The trim range adaptor removes all elements at the front and the end of an input range that fulfill a unary predicate. This range adaptor is particularly helpful for removing whitespace characters from strings, but can also used for any other values as shown in the following example:

const std::string s{"\n Hello World "};
auto s_rng = s | rv::trim([](char c) { return (c == ' ') || (c == '\n'); });
std::cout << s_rng << "\n";  // prints: [H,e,l,l,o, ,W,o,r,l,d]

const std::vector<int> vec{0, 0, 1, 2, 3, 4, 4};
auto rng = vec | rv::trim([](int i) { return (i == 0) || (i == 4); });
std::cout << rng << "\n";  // prints: [1, 2, 3]

The same functionality can also be implemented by using the drop_while and reverse range adaptors, but the trim adaptor makes the usage much cleaner.

Unbounded

The unbounded range adaptor works similar to the to the bounded adaptor, but instead of acting on ranges of finite size it works with infinite ranges. It takes an iterator of an unbounded range as its beginning as demonstrated in the following example:

auto rng1 = rv::iota(1);
auto rng2 = rv::unbounded(ranges::begin(rng1) + 2);
std::cout << (rng2 | rv::take(3)) << '\n'  // prints: [4, 5, 6]

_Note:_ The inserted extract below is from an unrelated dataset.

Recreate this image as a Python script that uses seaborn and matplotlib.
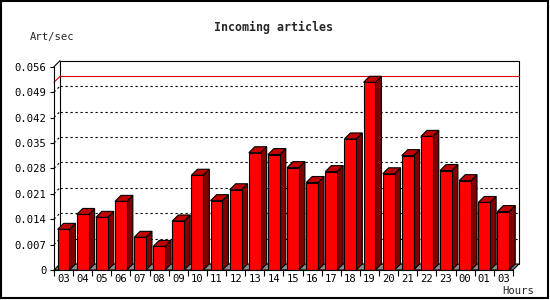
import numpy as np
import pandas as pd
import matplotlib
matplotlib.use("Agg")
import matplotlib.pyplot as plt
from matplotlib.patches import Polygon, Rectangle
import seaborn as sns

# ---- data ----
hours = ["03", "04", "05", "06", "07", "08", "09", "10", "11", "12", "13", "14",
         "15", "16", "17", "18", "19", "20", "21", "22", "23", "00", "01", "03"]
rates = [0.0112, 0.0153, 0.0145, 0.0189, 0.0090, 0.0065, 0.0135, 0.0261,
         0.0191, 0.0221, 0.0323, 0.0318, 0.0282, 0.0241, 0.0271, 0.0361,
         0.0517, 0.0265, 0.0315, 0.0368, 0.0274, 0.0246, 0.0186, 0.0161]
yticks = [0, 0.007, 0.014, 0.021, 0.028, 0.035, 0.042, 0.049, 0.056]
ytick_labels = ["0", "0.007", "0.014", "0.021", "0.028", "0.035", "0.042", "0.049", "0.056"]
title = "Incoming articles"
ylabel = "Art/sec"
xlabel = "Hours"

sns.set_style("white")
plt.rcParams["font.family"] = ["DejaVu Sans Mono", "DejaVu Sans"]

W, H = 550, 300
fig = plt.figure(figsize=(W / 100, H / 100), dpi=100)

# axes pixel box (front y-axis at x=54, floor front at y=270, back wall top at 61)
left_px, right_px, bot_px, top_px = 54, 520, 270, 61
ax = fig.add_axes([left_px / W, (H - bot_px) / H, (right_px - left_px) / W, (bot_px - top_px) / H])

n = len(hours)
depth_px = 6
px_per_cat = 19.12
px_per_unit = (bot_px - 66.7) / yticks[-1]
dx = depth_px / px_per_cat
dy = depth_px / px_per_unit
x_front_right = n - 0.5
ax.set_xlim(-0.5, -0.5 + (right_px - left_px) / px_per_cat)
ax.set_ylim(0, (bot_px - top_px) / px_per_unit)

df = pd.DataFrame({"slot": np.arange(n), "hour": hours, "rate": rates})

line_px = 0.8
# back wall outline
xb0, xb1 = -0.5 + dx, x_front_right + dx
ytop = yticks[-1] + dy
ax.plot([xb0, xb0, xb1, xb1], [dy, ytop, ytop, dy], color="black", lw=line_px, zorder=1, clip_on=False)
ax.plot([-0.5, xb0], [yticks[-1], ytop], color="black", lw=line_px, zorder=1, clip_on=False)
# dotted grid on back wall and left wall
for t in yticks[1:-1]:
    ax.plot([xb0, xb1], [t + dy, t + dy], color="black", lw=line_px, ls=(0, (2, 2.5)), zorder=1)
    ax.plot([-0.5, xb0], [t, t + dy], color="black", lw=line_px, ls=(0, (2, 2.5)), zorder=1, clip_on=False)
# max line (red)
mx = max(rates)
ax.plot([xb0, xb1], [mx + dy, mx + dy], color="#e00000", lw=line_px, zorder=1.5)
ax.plot([-0.5, xb0], [mx, mx + dy], color="#e00000", lw=line_px, zorder=1.5, clip_on=False)

# floor
floor = Polygon([(-0.5, 0), (x_front_right, 0), (xb1, dy), (xb0, dy)], closed=True,
                facecolor="#8c8c8c", edgecolor="black", lw=line_px, zorder=1.8, clip_on=False)
ax.add_patch(floor)

# bars (front faces)
sns.barplot(data=df, x="slot", y="rate", color="#ff0000", saturation=1, width=0.62,
            edgecolor="black", linewidth=line_px, ax=ax, zorder=3)

for p in list(ax.patches):
    if p is floor:
        continue
    x0 = p.get_x()
    x1 = x0 + p.get_width()
    h = p.get_height()
    side = Polygon([(x1, 0), (x1 + dx, dy), (x1 + dx, h + dy), (x1, h)], closed=True,
                   facecolor="#800000", edgecolor="black", lw=line_px, zorder=2.9, clip_on=False)
    top = Polygon([(x0, h), (x1, h), (x1 + dx, h + dy), (x0 + dx, h + dy)], closed=True,
                  facecolor="#c00000", edgecolor="black", lw=line_px, zorder=2.9, clip_on=False)
    ax.add_patch(side)
    ax.add_patch(top)

ax.set_xlim(-0.5, -0.5 + (right_px - left_px) / px_per_cat)
ax.set_ylim(0, (bot_px - top_px) / px_per_unit)

# spines
for s in ["top", "right"]:
    ax.spines[s].set_visible(False)
ax.spines["left"].set_bounds(0, yticks[-1])
ax.spines["bottom"].set_bounds(-0.5, x_front_right)
for s in ["left", "bottom"]:
    ax.spines[s].set_linewidth(line_px)
    ax.spines[s].set_color("black")
    ax.spines[s].set_zorder(4)

# ticks
ax.set_yticks(yticks)
ax.set_yticklabels(ytick_labels)
ax.set_xticks(np.arange(n))
ax.set_xticklabels(hours)
ax.set_xticks(np.arange(n + 1) - 0.5, minor=True)
ax.tick_params(axis="y", which="major", left=True, length=3, width=line_px, pad=2.5,
               labelsize=7.6, colors="black")
ax.tick_params(axis="x", which="major", bottom=False, length=0, pad=3, labelsize=7.6, colors="black")
ax.tick_params(axis="x", which="minor", bottom=True, length=4, width=line_px, color="black")
ax.set_xlabel("")
ax.set_ylabel("")

# texts
fig.text(274 / W, 1 - 27 / H, title, ha="center", va="center", fontsize=8.4, fontweight="bold")
fig.text(30 / W, 1 - 37 / H, ylabel, ha="left", va="center", fontsize=7.6)
fig.text(534 / W, 1 - 291 / H, xlabel, ha="right", va="center", fontsize=7.6)

# image border
fig.patches.append(Rectangle((1 / W, 2 / H), 547 / W, 297 / H, transform=fig.transFigure,
                             fill=False, edgecolor="black", lw=1.5))

fig.savefig("out.png", dpi=100, facecolor="white")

Note that we just use the take range adaptor so that we can print the (infinite) range to standard output.

Unique

The unique range adaptor removes all duplicate elements that appear consecutively in the input range. Hence, when the input range is sorted we can get rid of all duplicate elements:

const std::vector<int> vec1{1, 1, 2, 3, 3, 1};
auto rng1 = vec1 | rv::unique;
std::cout << rng1 << "\n";  // prints: [1, 2, 3, 1]

const auto vec2 = std::vector<int>{1, 1, 2, 3, 3, 1} | ranges::actions::sort;
auto rng2 = vec2 | rv::unique;
std::cout << rng2 << "\n";  // prints: [1, 2, 3]

[!NOTE] Note Keep in mind that you will need to pass a sorted range to the unique range adaptor if your aim is to remove all duplicates.

Values

The values view is an adaptor view that takes an input range of key-value pairs (such as a map or an associative container) and creates a new range containing only the values. This view can be useful when you want to iterate over the values in a key-value collection without having to access the keys.

Here's an example of how you can use the values view to create a range of values from a std::map:

std::map<int, std::string> my_map = {{1, "one"}, {2, "two"}, {3, "three"}};
auto values_rng = my_map | rv::values;
std::cout << values_rng << std::endl;  // prints: [one, two, three]

In this example, we first create a std::map named my_map containing three key-value pairs. We then use the values view to create a new range values_rng that contains only the values from the my_map collection.

[!NOTE] Note The "sibling" range adaptor keys exists to get all keys of a map.

Zip

With the zip range adaptor we can iterate over multiple ranges simultaneously and access the respective elements via a pair/tuple. This adaptor is particularly helpful to avoid index-based for loops to access the elements of several ranges, as can be seen in the following example:

const std::vector<int> vec{0, 1, 2, 3, 4};
const std::string s{"abcde"};
auto rng = rv::zip(vec, s);
for (const auto& e : rng) std::cout << "[" << e.first << "," << e.second << "],";
// prints: [0,a],[1,b],[2,c],[3,d],[4,e],

In the example above, the elements e in the zipped view rng are of type ranges::common_pair. Hence, we can access their elements via the e.first/second shortcuts. If you zip more than two ranges the respective elements of the zipped view will be of type ranges::common_tuple and have to be accessed via ranges::get<i>(e), where i is the index of the i-th argument in the zip adaptor.

[!NOTE] Note For ranges of different lengths, the length of the resulting view is determined by the shortest input range.

Zip-With

The zip_with range adaptor acts similar to the zip adaptor but immediately invokes a function on the elements as can be seen in the following example:

const std::vector<int> vec1{0, 1, 2, 3, 4};
const std::vector<int> vec2{2, 2, 2, 2, 2};
auto rng = rv::zip_with(
    [](const int i, const int j) { return std::min(i, j); }, vec1, vec2);
std::cout << rng << "\n";  // prints: [0, 1, 2, 2, 2]

Note that the same rule as for the zip adaptor applies regarding the length of the zipped view.